Certification and Insurance Acceptance
Insurance providers increasingly require evidence of certification. Uncertified products can lead to policy exclusions, refused claims, increased premiums, and personal liability for directors or councils. For commercial operators and public bodies, certification is often a prerequisite for insurance approval.
Why Councils and Authorities Insist on Certification
Local councils, emergency services, and public agencies are risk-averse by necessity. Certification provides confidence in procurement decisions, protection against public liability claims, evidence of due diligence, and compliance with governance obligations. Using uncertified equipment exposes decision-makers personally, not just the organisation.
Certification vs “Testing”: A Critical Difference
Testing is an event. Certification is a process. Testing may show that a product passed once. Certification demonstrates that the design is compliant, the manufacturing process is controlled, and ongoing production remains consistent. This distinction matters when failures occur months or years later.
The Grey Market Problem in Australia
Grey market products often exploit confusion around certification through reused certificates, expired reports, omitting key pages, or claiming “equivalent” compliance. These practices undermine safety and distort competition against responsible suppliers.
Certification as a Marker of Serious Suppliers
Proper certification costs time and money. Suppliers who invest in certification demonstrate a long-term commitment to the market, willingness to be accountable, respect for Australian regulations, and a focus on safety over short-term margin. In contrast, uncertified sellers can disappear overnight.
Certification Protects Buyers as Much as Regulators
For buyers, certification provides confidence in safety claims, reduced legal exposure, better resale and insurance outcomes, and peace of mind. It is not bureaucracy — it is protection.

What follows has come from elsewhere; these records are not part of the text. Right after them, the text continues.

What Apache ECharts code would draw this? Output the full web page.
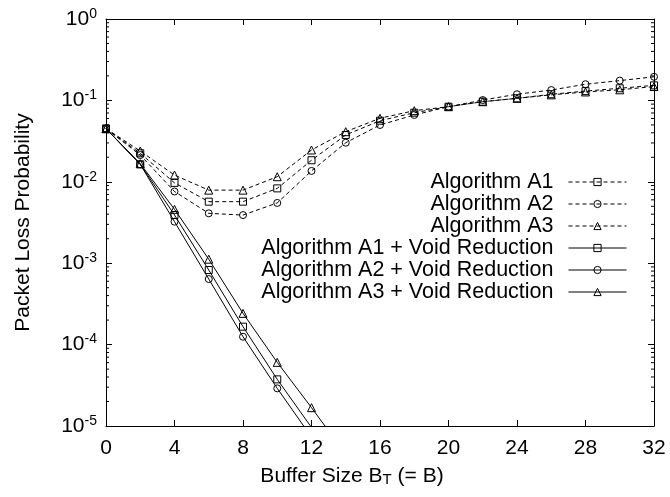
<!DOCTYPE html>
<html>
<head>
<meta charset="utf-8">
<script src="https://cdn.jsdelivr.net/npm/echarts@6/dist/echarts.min.js"></script>
<style>
html,body{margin:0;padding:0;background:#fff;}
#chart{width:670px;height:497px;}
</style>
</head>
<body>
<div id="chart"></div>
<script>
// ---- data ----
const bufferSizes = [0, 2, 4, 6, 8, 10, 12, 14, 16, 18, 20, 22, 24, 26, 28, 30, 32];
const algA1 = [0.045, 0.0224, 0.0097, 0.0057, 0.0057, 0.0083, 0.0184, 0.0376, 0.0563, 0.0706, 0.0837, 0.0964, 0.106, 0.119, 0.130, 0.141, 0.153];
const algA2 = [0.045, 0.0213, 0.0076, 0.0041, 0.0039, 0.0055, 0.0136, 0.0302, 0.0499, 0.0662, 0.0837, 0.101, 0.119, 0.134, 0.158, 0.175, 0.195];
const algA3 = [0.045, 0.0239, 0.0121, 0.0079, 0.0079, 0.01155, 0.0246, 0.0413, 0.0603, 0.0748, 0.0837, 0.0964, 0.106, 0.117, 0.127, 0.135, 0.148];
const voidBuffer = [0, 2, 4, 6, 8, 10, 12, 14];
const vrA1 = [0.045, 0.0164, 0.00391, 0.000824, 0.000166, 0.0000374, 0.0000096];
const vrA2 = [0.045, 0.0164, 0.00324, 0.000639, 0.000125, 0.000029, 0.0000073];
const vrA3 = [0.045, 0.0167, 0.00459, 0.00112, 0.000242, 0.0000605, 0.0000168, 0.0000045];
const seriesNames = ['Algorithm A1', 'Algorithm A2', 'Algorithm A3',
  'Algorithm A1 + Void Reduction', 'Algorithm A2 + Void Reduction', 'Algorithm A3 + Void Reduction'];
const xTicks = [0, 4, 8, 12, 16, 20, 24, 28, 32];
const yDecades = [-5, -4, -3, -2, -1, 0];
const xLabel = 'Buffer Size B';
const xLabelSub = 'T';
const xLabelTail = ' (= B)';
const yLabel = 'Packet Loss Probability';

// minor tick values (2..9 x 10^k)
const minorTicks = [];
for (let k = -5; k < 0; k++) for (let m = 2; m <= 9; m++) minorTicks.push(m * Math.pow(10, k));

const FONT = '"Liberation Sans", Arial, Helvetica, sans-serif';
const zip = (xs, ys) => ys.map((y, i) => [xs[i], y]);

function mkSeries(name, xs, ys, symbol, size, dashed) {
  return {
    name: name, type: 'line', data: zip(xs, ys),
    symbol: symbol, symbolSize: size, showSymbol: true, showAllSymbol: true,
    clip: true, animation: false,
    lineStyle: { color: '#000', width: 1, type: dashed ? [4, 3] : 'solid' },
    itemStyle: { color: 'rgba(0,0,0,0)', borderColor: '#000', borderWidth: 1 },
    emphasis: { disabled: true }
  };
}

const chart = echarts.init(document.getElementById('chart'), null, { renderer: 'canvas' });
const GL = 106, GR = 16, GT = 19, GB = 71;

chart.setOption({
  animation: false,
  backgroundColor: '#fff',
  textStyle: { fontFamily: FONT },
  grid: { left: GL, right: GR, top: GT, bottom: GB, containLabel: false },
  legend: {
    data: seriesNames,
    orient: 'vertical', align: 'right',
    right: 43, top: 171, padding: 0, itemGap: 0,
    itemWidth: 58, itemHeight: 9,
    itemStyle: { color: 'rgba(0,0,0,0)', borderColor: '#000', borderWidth: 1 },
    lineStyle: { width: 1, color: '#000' },
    textStyle: { fontFamily: FONT, fontSize: 21.5, color: '#000', lineHeight: 21.6, padding: [0, 10, 0, 0] },
    selectedMode: false
  },
  xAxis: [{
    type: 'value', min: 0, max: 32, interval: 4, position: 'bottom',
    name: '{a|' + xLabel + '}{s|' + xLabelSub + '}{a|' + xLabelTail + '}',
    nameLocation: 'middle', nameGap: 39,
    nameTextStyle: {
      padding: [0, 56, 0, 0],
      rich: {
        a: { fontFamily: FONT, fontSize: 21, color: '#000' },
        s: { fontFamily: FONT, fontSize: 15, color: '#000', padding: [7, 0, 0, 0] }
      }
    },
    axisLine: { show: true, onZero: false, lineStyle: { color: '#000', width: 1 } },
    axisTick: { show: true, inside: true, length: 6, lineStyle: { color: '#000' } },
    axisLabel: { show: true, margin: 12, fontFamily: FONT, fontSize: 21, color: '#000',
      formatter: v => xTicks.indexOf(v) >= 0 ? String(v) : '' },
    splitLine: { show: false }
  }, {
    type: 'value', min: 0, max: 32, interval: 4, position: 'top',
    axisLine: { show: true, onZero: false, lineStyle: { color: '#000', width: 1 } },
    axisTick: { show: true, inside: true, length: 6, lineStyle: { color: '#000' } },
    axisLabel: { show: false }, splitLine: { show: false }
  }],
  yAxis: [{
    type: 'log', logBase: 10, min: 1e-5, max: 1, position: 'left',
    name: yLabel, nameLocation: 'middle', nameGap: 72,
    nameTextStyle: { fontFamily: FONT, fontSize: 21, color: '#000' },
    axisLine: { show: true, onZero: false, lineStyle: { color: '#000', width: 1 } },
    axisTick: { show: true, inside: true, length: 6, lineStyle: { color: '#000' } },
    axisLabel: {
      show: true, margin: 9, color: '#000',
      formatter: v => {
        const e = Math.round(Math.log10(v));
        return yDecades.indexOf(e) >= 0 ? '{b|10}{e|' + e + '}' : '';
      },
      rich: {
        b: { fontFamily: FONT, fontSize: 21, color: '#000' },
        e: { fontFamily: FONT, fontSize: 14, color: '#000', padding: [0, 0, 10, 0] }
      }
    },
    splitLine: { show: false }
  }, {
    type: 'log', logBase: 10, min: 1e-5, max: 1, position: 'right',
    axisLine: { show: true, onZero: false, lineStyle: { color: '#000', width: 1 } },
    axisTick: { show: true, inside: true, length: 6, lineStyle: { color: '#000' } },
    axisLabel: { show: false }, splitLine: { show: false }
  }],
  series: [
    mkSeries(seriesNames[0], bufferSizes, algA1, 'rect', 7, true),
    mkSeries(seriesNames[1], bufferSizes, algA2, 'circle', 7, true),
    mkSeries(seriesNames[2], bufferSizes, algA3, 'triangle', 8, true),
    mkSeries(seriesNames[3], voidBuffer, vrA1, 'rect', 7, false),
    mkSeries(seriesNames[4], voidBuffer, vrA2, 'circle', 7, false),
    mkSeries(seriesNames[5], voidBuffer, vrA3, 'triangle', 8, false),
    {
      type: 'custom', name: 'minorTicks', silent: true, animation: false,
      data: minorTicks.map(v => [0, v]),
      clip: false,
      renderItem: function (params, api) {
        const v = api.value(1);
        const pl = api.coord([0, v]);
        const pr = api.coord([32, v]);
        return {
          type: 'group', children: [
            { type: 'line', shape: { x1: pl[0], y1: pl[1], x2: pl[0] + 3, y2: pl[1] }, style: { stroke: '#000', lineWidth: 1 } },
            { type: 'line', shape: { x1: pr[0], y1: pr[1], x2: pr[0] - 3, y2: pr[1] }, style: { stroke: '#000', lineWidth: 1 } }
          ]
        };
      }
    }
  ]
});
</script>
</body>
</html>
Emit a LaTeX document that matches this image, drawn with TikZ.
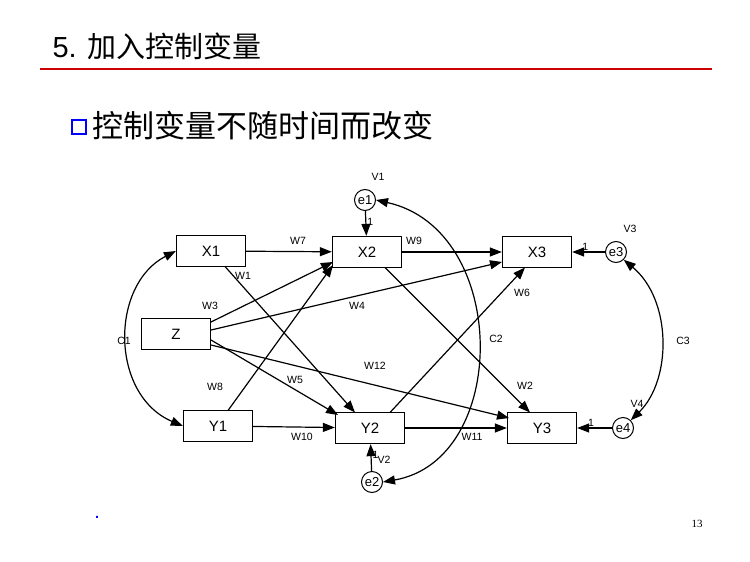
\documentclass[tikz,border=0pt]{standalone}
\usepackage{fontspec}
\setmainfont{Liberation Sans}
\newfontfamily\cjk{Noto Sans CJK SC}
\newfontfamily\serifnum{Liberation Serif}
\usetikzlibrary{arrows.meta,calc}
\begin{document}
\begin{tikzpicture}[x=1pt,y=-1pt,
  box/.style={draw,line width=1.3pt,minimum width=69pt,minimum height=31pt,inner sep=0pt,font=\fontsize{15}{15}\selectfont},
  err/.style={draw,circle,line width=1pt,minimum size=21pt,inner sep=0pt,font=\fontsize{13}{13}\selectfont},
  lab/.style={font=\fontsize{10.5}{11}\selectfont,inner sep=1pt},
  arr/.style={-{Triangle[length=12pt,width=9pt]},line width=1.2pt},
  dbl/.style={{Triangle[length=12pt,width=9pt]}-{Triangle[length=12pt,width=9pt]},line width=1.2pt}]
\useasboundingbox (0,0) rectangle (750,562);
\node[anchor=west,font=\fontsize{29}{29}\selectfont] (title) at (49,46) {5. {\cjk 加入控制变量}};
\draw[red!80!black,line width=1.4pt] (40,69) -- (712,69);
\node[draw=blue,line width=2.4pt,minimum size=14pt,inner sep=0pt] (bul) at (79,127) {};
\node[anchor=west,font=\fontsize{31}{31}\selectfont\cjk] (sub) at (89,126) {控制变量不随时间而改变};
\node[box] (X1) at (211,251) {X1};
\node[box] (X2) at (367,252) {X2};
\node[box] (X3) at (537,252) {X3};
\node[box] (Z) at (176,334) {Z};
\node[box] (Y1) at (218,426) {Y1};
\node[box] (Y2) at (370,428) {Y2};
\node[box] (Y3) at (542,428) {Y3};
\node[err] (e1) at (365,200) {e1};
\node[err] (e2) at (372,482) {e2};
\node[err] (e3) at (616,252) {e3};
\node[err] (e4) at (623,428) {e4};
\node[lab] (v1) at (378,177) {V1};
\node[lab] (v2) at (384,460) {V2};
\node[lab] (v3) at (630,229) {V3};
\node[lab] (v4) at (637,404) {V4};
% connector end points
\coordinate (x1b) at (225,266.5);
\coordinate (y2t1) at (355,412.5);
\coordinate (za) at (211,322);
\coordinate (zb) at (211,330);
\coordinate (zc) at (211,340);
\coordinate (zd) at (211,345);
\coordinate (x2a) at (333,262);
\coordinate (x2b) at (333,265);
\coordinate (x3a) at (502,262);
\coordinate (y2a) at (338,415);
\coordinate (y3a) at (509,418);
\coordinate (y1t) at (228,410.5);
\coordinate (y2t2) at (390,412.5);
\coordinate (x3b) at (525,267.5);
\coordinate (x2c) at (385,267.5);
\coordinate (y3t) at (530,412.5);
\draw[arr] (e1) -- (X2) node[lab,pos=0.45,right] {1};
\draw[arr] (e2) -- (Y2) node[lab,pos=0.6,right] {1};
\draw[arr] (e3) -- (X3) node[lab,pos=0.6,above] {1};
\draw[arr] (e4) -- (Y3) node[lab,pos=0.6,above] {1};
\draw[arr] (X1) -- (X2);
\draw[arr] (X2) -- (X3);
\draw[arr] (Y1) -- (Y2);
\draw[arr] (Y2) -- (Y3);
\draw[arr] (x1b) -- (y2t1);
\draw[arr] (za) -- (x2a);
\draw[arr] (zb) -- (x3a);
\draw[arr] (zc) -- (y2a);
\draw[arr] (zd) -- (y3a);
\draw[arr] (y1t) -- (x2b);
\draw[arr] (y2t2) -- (x3b);
\draw[arr] (x2c) -- (y3t);
\node[lab] (lw7) at (298,241) {W7};
\node[lab] (lw9) at (414,241) {W9};
\node[lab] (lw1) at (243,276) {W1};
\node[lab] (lw3) at (210,306) {W3};
\node[lab] (lw4) at (357,306) {W4};
\node[lab] (lw5) at (295,380) {W5};
\node[lab] (lw12) at (375,366) {W12};
\node[lab] (lw8) at (215,387) {W8};
\node[lab] (lw10) at (302,437) {W10};
\node[lab] (lw6) at (522,293) {W6};
\node[lab] (lw2) at (525,386) {W2};
\node[lab] (lw11) at (472,437) {W11};
\draw[dbl] (X1.west) .. controls (110,285) and (110,395) .. (Y1.west);
\draw[dbl] (e1.east) .. controls (510,230) and (510,460) .. (e2.east);
\draw[dbl] (e3.south east) .. controls (672,300) and (672,380) .. (e4.north east);
\node[lab] (c1) at (124,341) {C1};
\node[lab] (c2) at (496,339) {C2};
\node[lab] (c3) at (683,341) {C3};
\node[blue,font=\Large\bfseries] (dot) at (97,517) {.};
\node[font=\fontsize{11}{11}\selectfont\serifnum] (pg) at (697,524) {13};
\end{tikzpicture}
\end{document}
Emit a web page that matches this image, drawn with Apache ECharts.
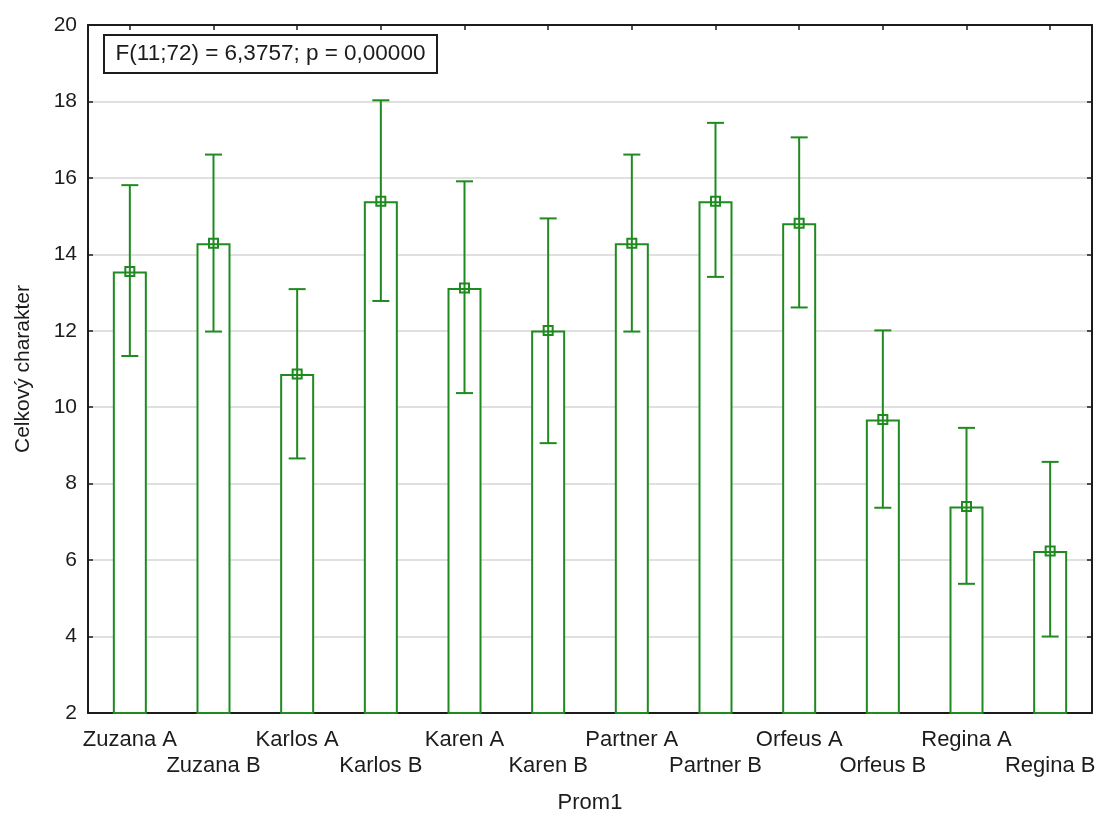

Why Certification Standards Are Tightening
Australian authorities are tightening certification expectations because energy densities are increasing, products are entering public spaces, fire and electrical incidents are rising, and consumers expect higher safety standards. Certification requirements will continue to expand, not relax.
What Responsible Buyers Should Ask For
In Australia, buyers should request Australian-recognised certification reports, clear model-specific documentation, supplier registration details, and evidence of ongoing compliance. If this information is not readily available, that is a warning sign.
Final Perspective: Certification Is the Cost of Doing Things Properly
In Australia, certification is not an inconvenience. It is the price of legitimacy. It separates serious manufacturers and suppliers from opportunistic sellers. It protects users, operators, councils, and insurers. And most importantly, it prevents incidents that should never have happened in the first place. Ignoring certification does not reduce risk — it transfers it, usually to the least informed party.